Matthew 18,21 and 22. Then Peter came to him and said, Lord, how often shall my brother sin against me and I forgive him? Up to seven times. Jesus said to him, I do not say to you up to seven times, but up to 70 times seven <laugh> okay, hold up, hold up. What you mean 70 times seven. Is that like a real number or, Cause that's like giving, that's like me forgiving somebody 490 times. And I feel like God is asking me to do the absolute most at this point. And I feel like I’ve already forgiven at least a couple people like 617 times. So, what's up, you know, really how many times do you have to forgive somebody?

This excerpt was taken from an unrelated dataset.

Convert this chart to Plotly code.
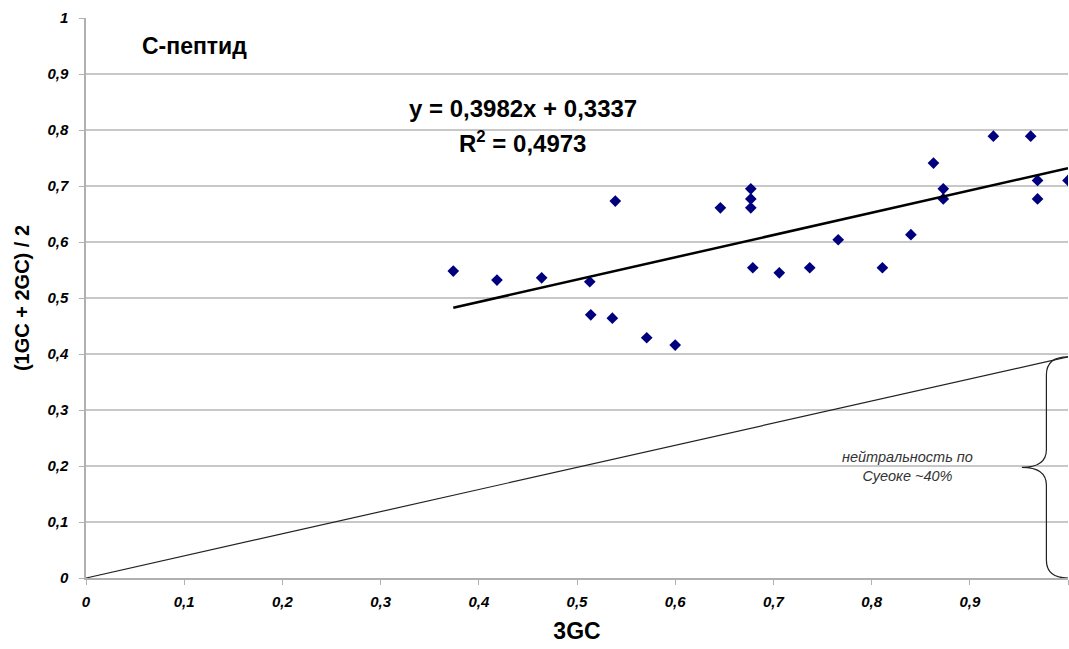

I really had to look through this. I had to dig deep for this one. So, you know, I had to think it through and after thinking on it for a while, I figured out that maybe it's God's way of telling me to forgive someone as many times as it takes, wait for it. Cause that's what he does for me. Yeah. <laugh> 

 

He has forgiven my sorriness more than I care to remember. You know, I’ve got to be on at least my 520th time with God and he still forgives me. I know he does. I guess that's God's grace. That's the case, this is great. But why doesn't this feel like good news to me. I mean, I'm still not feeling forgiving anybody, you know, as many times as it takes. Cause you know, people just do you wrong and why do I need to keep forgiving you for doing me wrong? Or maybe I forgive you and then put you over here so that I don't have to deal with your mess no more. I don't know. So, like I said, I'm not really feeling this whole thing, but I'm going to try because that is what God's word is calling me to do. This should be fine. 

 

Okay. Next question. Will God get justice from me if I forgive and or should I still want justice If I forgive someone in my heart? Okay. <Laugh> so I’ll admit, I even feel a little out of the line asking this question. Cause in my heart, I know that I shouldn't want to take out revenge on anybody. You know, in my heart I know that God is going to take care of it for me if I give it to him. In my mind, I feel like if I forgive someone, I shouldn't even still have the yearning for payback. 

 

But my pettiness, that's a different story. You know, I really come a long way, but you know, I got to still work on my pettiness. Cause you know, sometimes God don't give you the revenge I want you to have, which is probably why I'm in this predicament that I'm in now. But anyway, I’ve got to work on this. And we going to see what happens. 

 

So, I started looking through the Bible about it and I actually found Romans 12, 17 through 19. And that reads, repay no one evil for evil, have regard for good things in the sight of all men. If it is possible as much as depends on you live peaceably with all men. Beloved do not avenge yourselves, but rather give place to wrath. For it is written, Vengeance is mine. I will repay says the Lord. Be not overcome with evil but overcome evil with good. Yes. God will take care of it. Yes. I'm petty. God petty, God petty. I got to work on it. 


 Okay. Next question Is, does forgiveness bring peace? Well, I don't know, but we going to see, we going to see. I'm going to see what happens this week if I have peace after I figure out how I'm going to forgive some people. So, for my homework this week, I am going to be working on forgiving those people who I feel have wronged me and sadly, my list will begin with God. 


 Yeah, I need to forgive God. I also need to forgive myself for having [22:25 inaudible] God. Ooh, my stomach is already turning. You know, forgiving God will be easy. Forgiving myself, a little more difficult. Forgiving others, Ooh, I don't know. But I have to try and figure out how I must forgive these fools that I feel have wronged me and it's not going to be an easy task. It's probably not going be a pretty task <laugh>. It should be interesting. And we'll see. 

 

The good news, I’ve prayed and studied his word completely focused and finished this podcast. Look at God, he's already at work with me. You know, I wasn't able to do that before. God is good. So, I’ll let you know how it goes for me, you know, on the next episode. And I hope that you'll try it too and leave comments of how it went for you and how you feel now that you've forgiven some people and forgiven yourself and try and, you know, study the Bible a little bit this week. But yeah, I’ll let you know how it goes on the next episode of, it's the salt for me. Until then, be blessed and be a blessing.